Well, Barbara, I hope things like the Patriot Act come back to bite you in the ass one day.  I hope you enjoy that the government can listen to your phone conversations without a warrant and without notifying you.  Then again, you should have no problem with such a law because, you know, you don’t have anything to hide, do you?

Pequannock School District superintendent Dr. Larrie Reynolds said some students’ recent behavior left the district no choice.  “It actually came to a head when last year at the graduation senior trip, that we had students who actually couldn’t graduate as a result of their drinking,” school board member Dr. Larrie Reynolds said.

Ah, yes.  Let’s blame everyone for a few people who broke the rules.  Maybe it would have been a good idea to have the chaperones on that graduation senior trip, oh, I don’t know, actually act like chaperones?  These trips don’t happen without adults present.
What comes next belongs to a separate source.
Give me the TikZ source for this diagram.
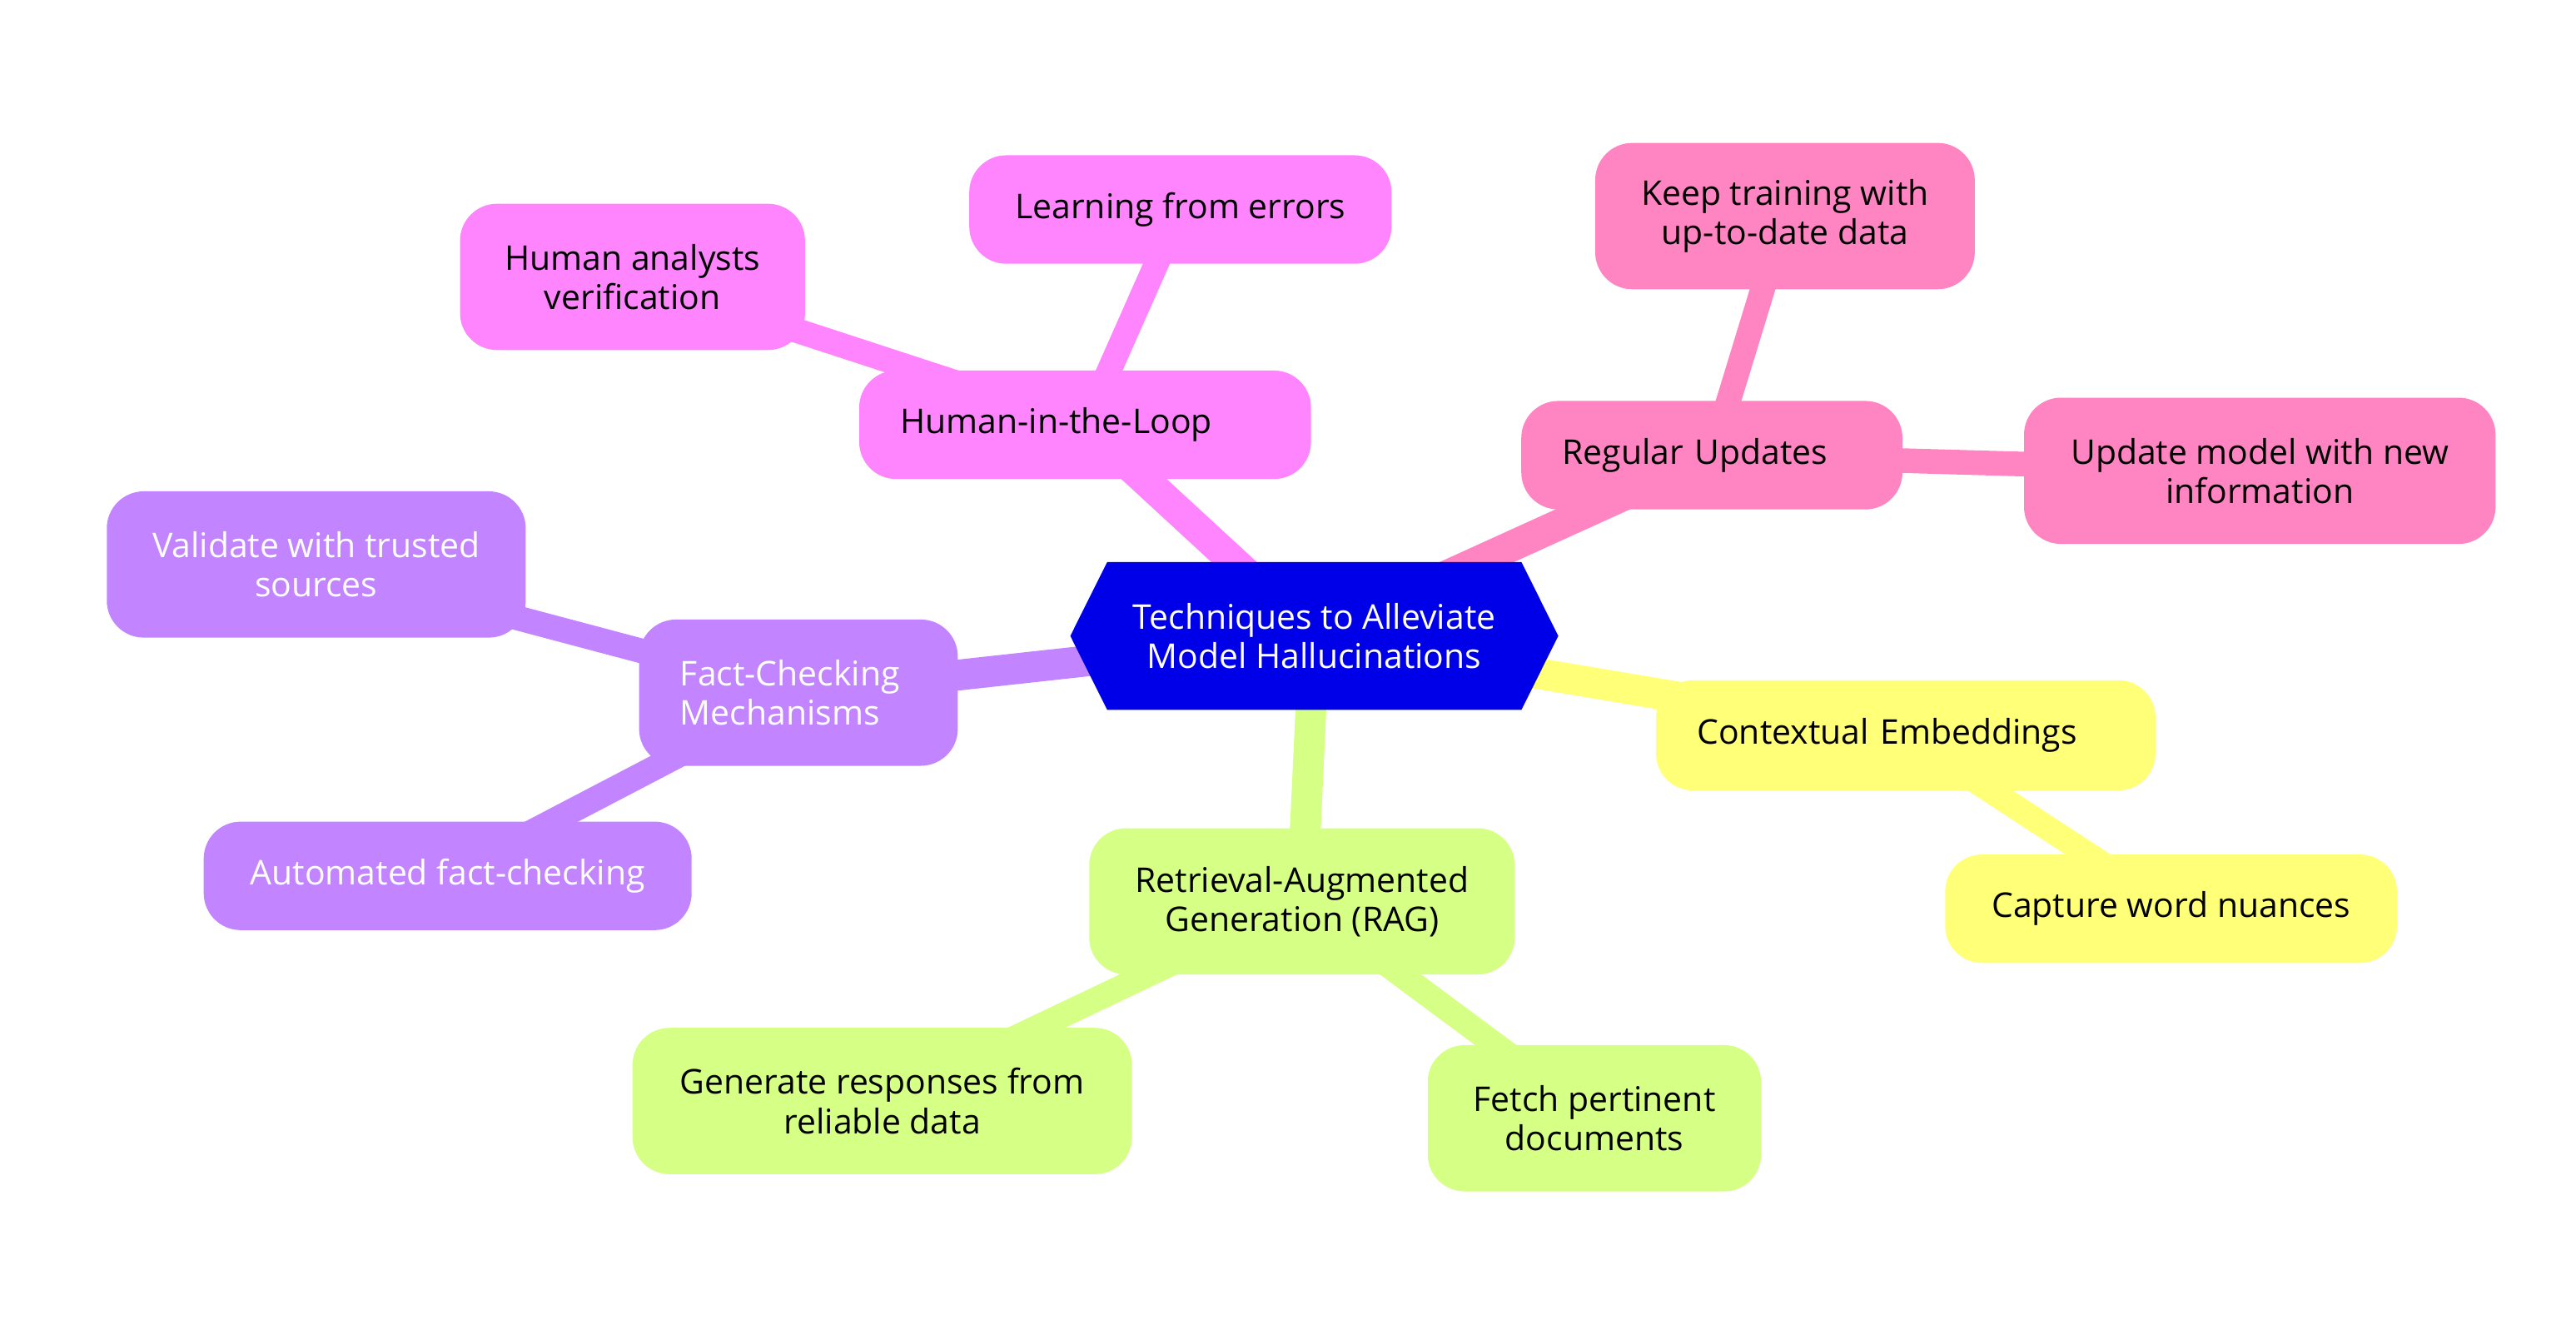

Pequannock also has an active Breathalyzer test, similar to what would be used during a police traffic stop. It’s a little more intrusive, but administrators believe it sends a clear message about their zero-tolerance policy on alcohol abuse.

Uh, no.  The only message it sends is that alcohol is bad and if you drink alcohol, you’re bad.  It sends the message that you should let those in authority over you do whatever they want, no matter how intrusive it is.  It is sending the message that we should all be sheep and obey whatever anyone with any power over you has to tell you.

“I don’t think people will like, drink anymore,” Pequannock student Erika Vecchiet said.

I think, like, you know, Erika is the exact kind of good citizen these people want.

Pequannock school officials say they avoided running into any privacy issues by making students sign a contract which states they must submit to a Breathalyzer if they want to attend a school social event.

Goodbye social events then.  Never sign a contract where you voluntarily give away your rights, especially when any minute failure of said devices can prevent you from even attending this school.